Sejumlah analis menilai kerusakan yang ditimbulkan dua Indonesia dan Vietnam ini tidaklah besar. Di India, jumlah korban meninggal akibat pembangkit listrik tenaga batu bara setiap tahunnya mencapai 100 ribu jiwa. "Tidak adil jika Indonesia ditempatkan sebagai contoh buruk, jika dibandingkan Amerika Serikat, Cina, dan India," ujar juru bicara International Energy Agency (IEA).
Ia mengungkapkan, setiap negara harus mengembangkan seluruh potensi yang ada untuk memanfaatkan energi rendah karbon. Di sisi lain, minimnya energi juga menjadi isu penting bagi banyak negara.

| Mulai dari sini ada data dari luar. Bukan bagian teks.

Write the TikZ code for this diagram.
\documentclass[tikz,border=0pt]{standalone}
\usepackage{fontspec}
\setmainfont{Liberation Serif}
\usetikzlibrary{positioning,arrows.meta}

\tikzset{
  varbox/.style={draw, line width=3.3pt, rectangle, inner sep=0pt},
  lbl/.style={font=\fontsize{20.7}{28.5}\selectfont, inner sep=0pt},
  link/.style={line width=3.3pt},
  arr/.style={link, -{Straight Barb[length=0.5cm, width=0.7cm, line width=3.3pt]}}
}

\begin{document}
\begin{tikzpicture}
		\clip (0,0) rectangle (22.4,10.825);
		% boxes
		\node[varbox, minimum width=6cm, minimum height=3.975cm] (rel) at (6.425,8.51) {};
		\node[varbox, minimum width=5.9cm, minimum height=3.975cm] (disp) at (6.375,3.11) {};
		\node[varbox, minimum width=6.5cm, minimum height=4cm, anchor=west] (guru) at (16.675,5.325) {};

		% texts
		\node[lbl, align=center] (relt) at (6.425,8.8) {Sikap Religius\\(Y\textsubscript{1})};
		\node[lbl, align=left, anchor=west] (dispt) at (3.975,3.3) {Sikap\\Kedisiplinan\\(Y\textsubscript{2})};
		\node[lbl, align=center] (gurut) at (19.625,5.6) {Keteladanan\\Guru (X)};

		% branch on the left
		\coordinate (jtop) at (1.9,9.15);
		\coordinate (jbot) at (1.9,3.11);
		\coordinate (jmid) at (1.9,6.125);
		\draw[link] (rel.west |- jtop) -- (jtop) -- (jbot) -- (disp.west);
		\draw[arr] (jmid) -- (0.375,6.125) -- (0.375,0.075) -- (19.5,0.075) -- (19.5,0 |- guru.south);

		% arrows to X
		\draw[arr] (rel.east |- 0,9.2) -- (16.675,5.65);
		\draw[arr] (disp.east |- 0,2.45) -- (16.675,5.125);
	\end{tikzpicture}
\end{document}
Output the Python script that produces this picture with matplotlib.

"Cina sudah menjadi pemimpin dunia di bidang pengembangan listrik dari energi terbarukan," ujar Peneliti polusi udara dari Greenpeace, Lauri Myllyvirta. Sejak 2013, Cina memanfaatkan energi bersih untuk memenuhi kebutuhan listrik negaranya.
Sementara itu, India senantiasa berupaya untuk memenuhi targetnya di sektor energi terbarukan. Myllyvirta pun berharap polusi udara tidak mencapai pada kondisi yang mengerikan.
Harga yang murah dan pasokan yang melimpah membuat negara-negara seperti Vietnam dan Indonesia masih menggunakan bahan bakar fosil ini. Padahal sudah jelas dampaknya cukup buruk terhadap kualitas udara. (Databoks: Target Produksi Batu Bara 2017 Hanya 413 Juta Ton)
Para analis IEA menilai pemerintah perlu memberi insentif bagi rencana pengembangan sektor energi dalam jangka panjang. Hal ini dianggap mampu membantu negara-negara Asia Tenggara mengutamakan pemanfaatan teknologi dengan energi terbarukan, dibandingkan batu bara.
"Untuk mencapai biaya yang kompetitif, industri energi terbarukan harus mencapai skala tertentu," ujar Myllyvirta. Ia menyatakan hasil penelitian Harvard dan Greenpeace tersebut menunjukkan sebagian besar negara belum memanfaatkan energi terbarukan dengan maksimal.